The people weren’t nearly ready; we’d have to leave some of them behind. That was the fourth or fifth mission we’d been on to save the white people from Indian or Chinese cities.
By that time, it didn’t matter to most of the Sino-Indian people whether the white people were Slavic or not. They hated, and found an outlet for their hate. The Russians had been gobbling up their territory for forty years. They’d swoop in, take a city or province, and subjugate the original inhabitants. Chinese and Indian culture was outlawed. The people were given the worst jobs, their money was seized, their homes vandalized and burned. Some of them left, fled. They made it to family living outside of Russian-controlled territory, but they were impoverished. Millions of refugees flooded into already struggling areas. The strain became too much. The anger too great.

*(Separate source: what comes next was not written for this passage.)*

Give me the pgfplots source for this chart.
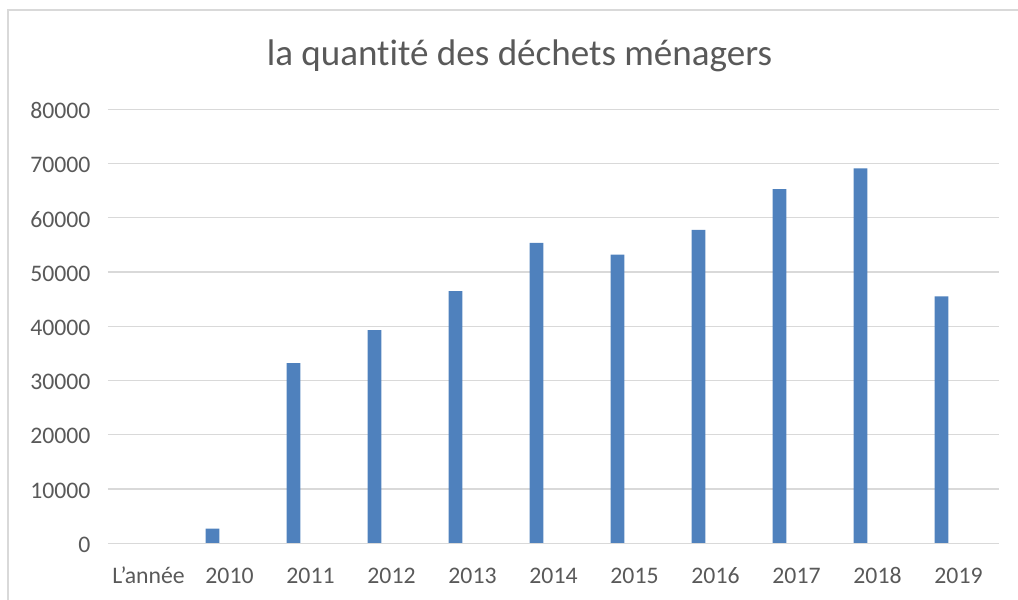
\documentclass[border=0pt]{standalone}
\usepackage{fontspec}
\setmainfont[Ligatures={NoCommon}]{Carlito}
\usepackage{pgfplots}
\pgfplotsset{compat=1.18}

\definecolor{barblue}{HTML}{4F81BD}
\definecolor{gridgray}{HTML}{D9D9D9}
\definecolor{txtgray}{HTML}{595959}

\begin{document}
\begin{tikzpicture}
  % page size (1 px = 0.75pt, origin at the plot's lower left corner)
  \path[use as bounding box] (-81pt,-41.8pt) rectangle (682.5pt,407.5pt);
  % chart frame
  \draw[gridgray, line width=1.5pt] (-75pt,-60pt) -- (-75pt,400pt) -- (700pt,400pt);
  % title
  \node[anchor=base, text=txtgray, font=\fontsize{27.8}{32}\selectfont]
    at (308.6pt,358pt) {la quantité des déchets ménagers};
  \begin{axis}[
      scale only axis,
      width=668.25pt,
      height=325.5pt,
      ybar,
      bar width=10.2pt,
      bar shift=-12.75pt,
      xmin=-0.5, xmax=10.5,
      ymin=0, ymax=80000,
      xtick={0,...,10},
      xticklabels={L’année,2010,2011,2012,2013,2014,2015,2016,2017,2018,2019},
      ytick={0,10000,...,80000},
      scaled y ticks=false,
      /pgf/number format/assume math mode=true,
      yticklabel={\pgfmathprintnumber[fixed,1000 sep={}]{\tick}},
      ymajorgrids,
      grid style={gridgray, line width=0.9pt},
      major tick length=0pt,
      axis line style={draw=none},
      axis x line*=bottom,
      axis y line*=left,
      tick label style={text=txtgray, font=\fontsize{17.8}{21}\selectfont},
      xticklabel style={anchor=base, yshift=-30pt},
      yticklabel style={anchor=east, xshift=-9.6pt, yshift=-1.1pt},
      clip=false,
    ]
    \addplot[fill=barblue, draw=none] coordinates {
      (1,2700) (2,33200) (3,39300) (4,46500) (5,55400)
      (6,53200) (7,57800) (8,65300) (9,69100) (10,45500)
    };
    \draw[gridgray, line width=0.9pt] (axis cs:-0.5,0) -- (axis cs:10.5,0);
  \end{axis}
\end{tikzpicture}
\end{document}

The hurt too palpable.
The first incident was in Kumul in northeastern China. A family of white missionaries was pulled out of their home at night, marched into the city square, and beaten to death. They were British. It didn’t matter. They looked like the Russians so they were killed. The next incident happened in New Delhi. A group of tech-company executives were dining out and were pulled out of the restaurant. They survived the attack, but only barely. Then it started happening everywhere. The anger about the Russian invasions had been simmering for decades; it eventually boiled over into riots.
So they sent us in. Our job has been to collect the white residents in Sino-Indian cities and get them to safety. Usually we put them on a boat to Australia. This group was one of the last we’d get out. I don’t like to think about how many we ended up leaving there. Once the war started… Well, we didn’t really have a choice after that.

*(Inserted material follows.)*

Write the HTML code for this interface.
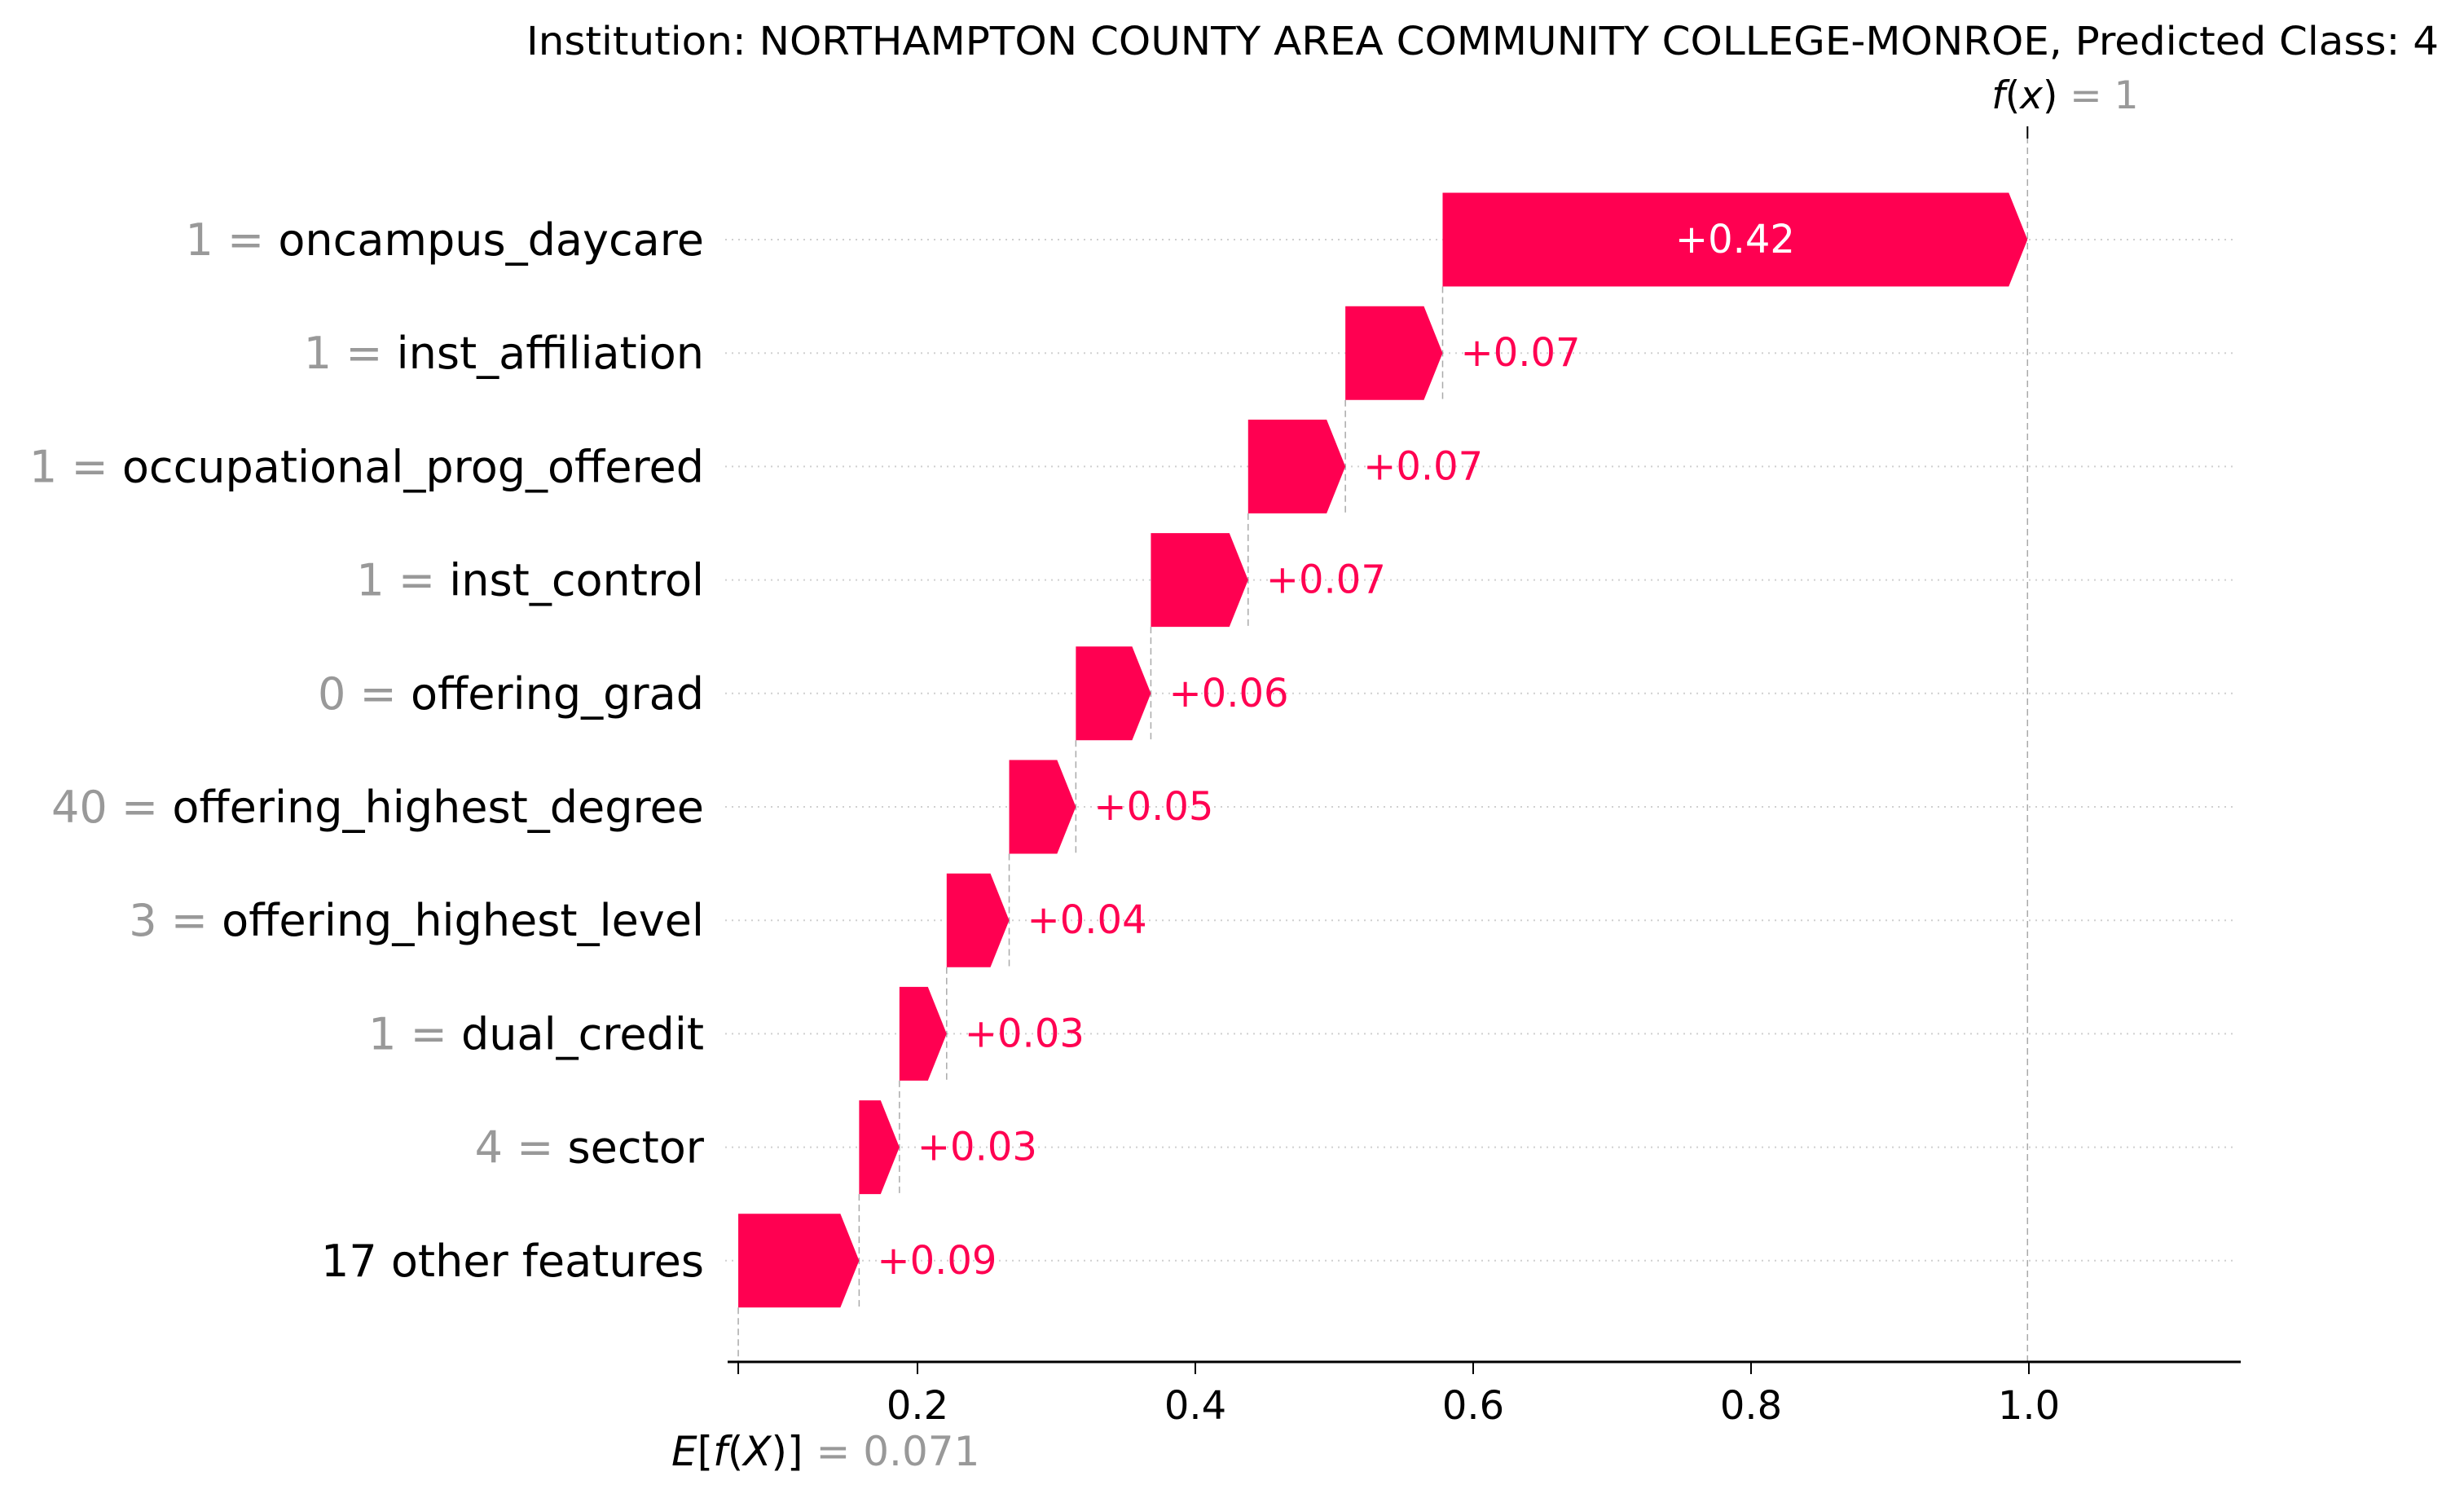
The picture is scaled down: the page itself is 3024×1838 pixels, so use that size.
<!DOCTYPE html>
<html><head><meta charset="utf-8"><style>
html,body{margin:0;padding:0;background:#fff;}
svg{display:block;font-family:"DejaVu Sans","Liberation Sans",sans-serif;}
</style></head><body>
<svg id="chart" width="3024" height="1838" viewBox="0 0 3024 1838" xmlns="http://www.w3.org/2000/svg">
<text x="2993" y="67" text-anchor="end" font-size="48" fill="#000" textLength="2347" lengthAdjust="spacingAndGlyphs">Institution: NORTHAMPTON COUNTY AREA COMMUNITY COLLEGE-MONROE, Predicted Class: 4</text>
<g id="grid"></g><g id="connectors"></g><g id="bars"></g><g id="labels"></g><g id="axis"></g>
</svg>
<script>
const featureNames = ["oncampus_daycare","inst_affiliation","occupational_prog_offered","inst_control","offering_grad","offering_highest_degree","offering_highest_level","dual_credit","sector","17 other features"];
const featureValues = ["1","1","1","1","0","40","3","1","4",""];
const shapValues = [0.421,0.070,0.070,0.070,0.054,0.048,0.045,0.034,0.029,0.087];
const valueLabels = ["+0.42","+0.07","+0.07","+0.07","+0.06","+0.05","+0.04","+0.03","+0.03","+0.09"];
const baseValue = 0.071;
const fxLabel = "1";
const baseLabel = "0.071";
const tickValues = [0.2,0.4,0.6,0.8,1.0];
const tickLabels = ["0.2","0.4","0.6","0.8","1.0"];

const NS="http://www.w3.org/2000/svg";
const xs = v => 785 + 1705*v;
const yRow = i => 294 + i*139.2;
const BH = 115, TIP = 23, AXY = 1671;
const RED = "#ff0051";
function mk(tag, attrs, parent){const e=document.createElementNS(NS,tag);for(const k in attrs)e.setAttribute(k,attrs[k]);document.getElementById(parent).appendChild(e);return e;}

const n = featureNames.length;
const ends = new Array(n), starts = new Array(n);
let acc = baseValue;
for (let i=n-1;i>=0;i--){starts[i]=acc; acc+=shapValues[i]; ends[i]=acc;}
const fx = acc;

for (let i=0;i<n;i++){
  const y=yRow(i);
  const g=mk("line",{x1:890,x2:2745,y1:y,y2:y,stroke:"#d0d0d0","stroke-width":2,"stroke-dasharray":"2,6"},"grid");
  
  
  const x0=xs(starts[i]), x1=xs(ends[i]);
  const tip=Math.min(TIP,x1-x0);
  const p=mk("polygon",{points:`${x0},${y-BH/2} ${x1-tip},${y-BH/2} ${x1},${y} ${x1-tip},${y+BH/2} ${x0},${y+BH/2}`,fill:RED},"bars");
  
  
  if (i<n-1){
    const c=mk("line",{x1:x0,x2:x0,y1:y+BH/2,y2:yRow(i+1)+BH/2,stroke:"#aaa","stroke-width":1.5,"stroke-dasharray":"8,5"},"connectors");
    
    
  }
  let t;
  if (i===0){
    t=mk("text",{x:(x0+x1)/2,y:y+16,"text-anchor":"middle","font-size":48,fill:"#fff"},"labels");
  } else {
    t=mk("text",{x:x1+22,y:y+16,"text-anchor":"start","font-size":48,fill:RED},"labels");
  }
  t.textContent=valueLabels[i];
  
  
  const fl=mk("text",{x:864,y:y+19,"text-anchor":"end","font-size":54,fill:"#000"},"labels");
  
  
  if (featureValues[i]!==""){
    const s1=document.createElementNS(NS,"tspan");s1.setAttribute("fill","#999");s1.textContent=featureValues[i]+" = ";fl.appendChild(s1);
  }
  const s2=document.createElementNS(NS,"tspan");s2.textContent=featureNames[i];fl.appendChild(s2);
}
let l=mk("line",{x1:xs(baseValue),x2:xs(baseValue),y1:yRow(n-1)+BH/2,y2:AXY,stroke:"#aaa","stroke-width":1.5,"stroke-dasharray":"8,5"},"connectors");


l=mk("line",{x1:xs(fx),x2:xs(fx),y1:155,y2:AXY,stroke:"#aaa","stroke-width":1.5,"stroke-dasharray":"8,5"},"connectors");


l=mk("line",{x1:xs(fx),x2:xs(fx),y1:155,y2:170,stroke:"#000","stroke-width":2},"connectors");


let ft=mk("text",{x:xs(fx)-44,y:133,"font-size":47,fill:"#000"},"labels");


ft.innerHTML='<tspan font-style="italic">f</tspan>(<tspan font-style="italic">x</tspan>)<tspan fill="#999"> = '+fxLabel+'</tspan>';
let et=mk("text",{x:xs(baseValue)-82,y:1798,"font-size":50,fill:"#000"},"labels");


et.innerHTML='<tspan font-style="italic">E</tspan>[<tspan font-style="italic">f</tspan>(<tspan font-style="italic">X</tspan>)]<tspan fill="#999"> = '+baseLabel+'</tspan>';
l=mk("line",{x1:893,x2:2750,y1:AXY,y2:AXY,stroke:"#000","stroke-width":3},"axis");


l=mk("line",{x1:xs(baseValue),x2:xs(baseValue),y1:AXY,y2:AXY+15,stroke:"#000","stroke-width":2},"axis");


for (let k=0;k<tickValues.length;k++){
  const x=xs(tickValues[k]);
  const tk=mk("line",{x1:x,x2:x,y1:AXY,y2:AXY+15,stroke:"#000","stroke-width":2},"axis");
  
  
  const tl=mk("text",{x:x,y:1741,"text-anchor":"middle","font-size":48,fill:"#000"},"axis");
  tl.textContent=tickLabels[k];
  
  
}
</script>
</body></html>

“Women and children first,” I yelled to the mob. I know it’s an antiquated idea; I don’t really care. I was in charge and that’s what I chose to do. Some of the men fought, but my soldiers ‘persuaded’ them to stop.
We loaded the children and women onto the plane. We loaded them like cargo, packing in as many as possible. Their flight would be uncomfortable, but they would survive. I had my guys tracking the number of people so we would still have room for the soldiers. We were able to load all of the women and children and about thirty of the men. The rest of them pushed and punched to try to get onto the plane. I whispered something to one of my sergeants. He addressed the crowd with his powerful voice.

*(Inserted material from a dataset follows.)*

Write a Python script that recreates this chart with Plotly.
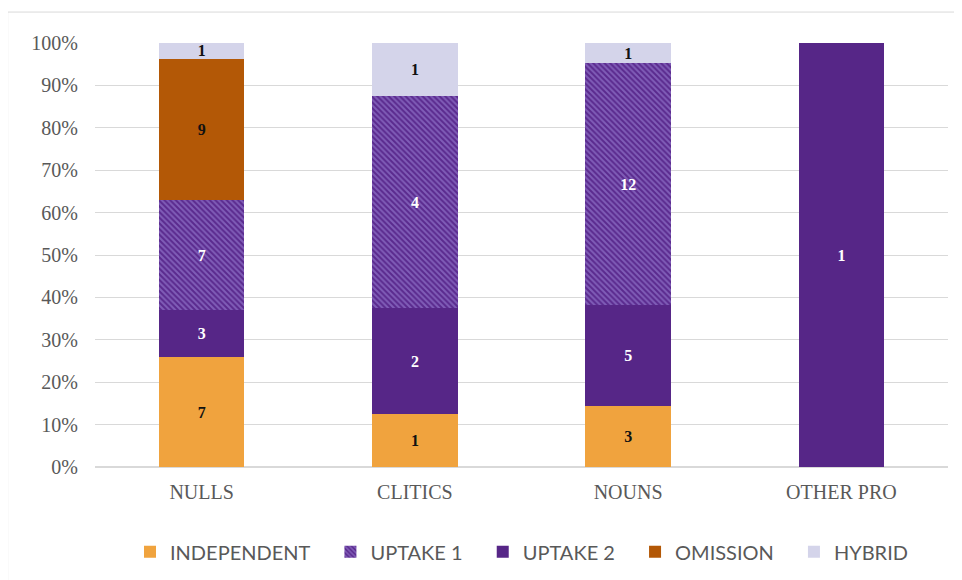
import plotly.graph_objects as go

categories = ["NULLS", "CLITICS", "NOUNS", "OTHER PRO"]
independent = [7, 1, 3, 0]
uptake1 = [7, 4, 12, 0]
uptake2 = [3, 2, 5, 1]
omission = [9, 0, 0, 0]
hybrid = [1, 1, 1, 0]

def labels(vals):
    return [str(v) if v else "" for v in vals]

fig = go.Figure()
serif = "Liberation Serif"
lab_font_dark = dict(family=serif, size=16, color="#111111")
lab_font_light = dict(family=serif, size=16, color="#ffffff")
pad = "\u2002\u00a0"

# stacking order bottom->top: INDEPENDENT, UPTAKE 2, UPTAKE 1, OMISSION, HYBRID
fig.add_trace(go.Bar(name="INDEPENDENT" + pad, x=categories, y=independent, text=labels(independent),
                     marker=dict(color="#F0A33E"), textfont=lab_font_dark, legendrank=1))
fig.add_trace(go.Bar(name="UPTAKE 2" + pad, x=categories, y=uptake2, text=labels(uptake2),
                     marker=dict(color="#562687"), textfont=lab_font_light, legendrank=3))
fig.add_trace(go.Bar(name="UPTAKE 1" + pad, x=categories, y=uptake1, text=labels(uptake1),
                     marker=dict(color="#5E3195",
                                 pattern=dict(shape="\\", bgcolor="#5A2A8E", fgcolor="#A690E0",
                                              size=4, solidity=0.5)),
                     textfont=lab_font_light, legendrank=2))
fig.add_trace(go.Bar(name="OMISSION" + pad, x=categories, y=omission, text=labels(omission),
                     marker=dict(color="#B35806"), textfont=lab_font_dark, legendrank=4))
fig.add_trace(go.Bar(name="HYBRID", x=categories, y=hybrid, text=labels(hybrid),
                     marker=dict(color="#D4D4EA"), textfont=lab_font_dark, legendrank=5))

fig.update_traces(textposition="inside", insidetextanchor="middle",
                  texttemplate="<b>%{text}</b>", marker_line_width=0,
                  constraintext="none", textangle=0)

fig.update_layout(
    barmode="stack", barnorm="percent", bargap=0.6,
    width=962, height=580,
    margin=dict(l=87, r=22, t=35, b=121),
    paper_bgcolor="white", plot_bgcolor="white",
    xaxis=dict(tickfont=dict(family=serif, size=20, color="#595959"), showgrid=False,
               showline=False, ticks="", ticklabelstandoff=11),
    yaxis=dict(range=[0, 100], dtick=10, ticksuffix="%", showgrid=True, gridcolor="#D9D9D9",
               gridwidth=1, zeroline=True, zerolinecolor="#D9D9D9",
               tickfont=dict(family=serif, size=20, color="#595959"), ticks="",
               ticklabelstandoff=16),
    legend=dict(orientation="h", x=0.5, xanchor="center", y=-0.2, yanchor="middle",
                font=dict(family="Lato", size=20, color="#595959"),
                traceorder="normal", itemwidth=30),
    shapes=[dict(type="rect", xref="paper", yref="paper", x0=-0.1024, x1=1.1,
                 y0=-0.35, y1=1.073, line=dict(color="#D9D9D9", width=1), layer="below")],
)

fig.write_html("out.html")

“Keep fighting us and we’ll have to shoot you. That’s guaranteed. If you stop fighting you might get out alive. Place your bets, men.”
One of them bet wrong. He charged the line of soldiers while shouting nonsense. My sergeant pulled his sidearm, leveled, and fired. He’s always been a softy. The man crumpled to the ground clutching his bleeding leg. The sergeant threw a medkit in his general direction. The rest of the crowd pulled back.
I thought we were out of it. I thought it was over.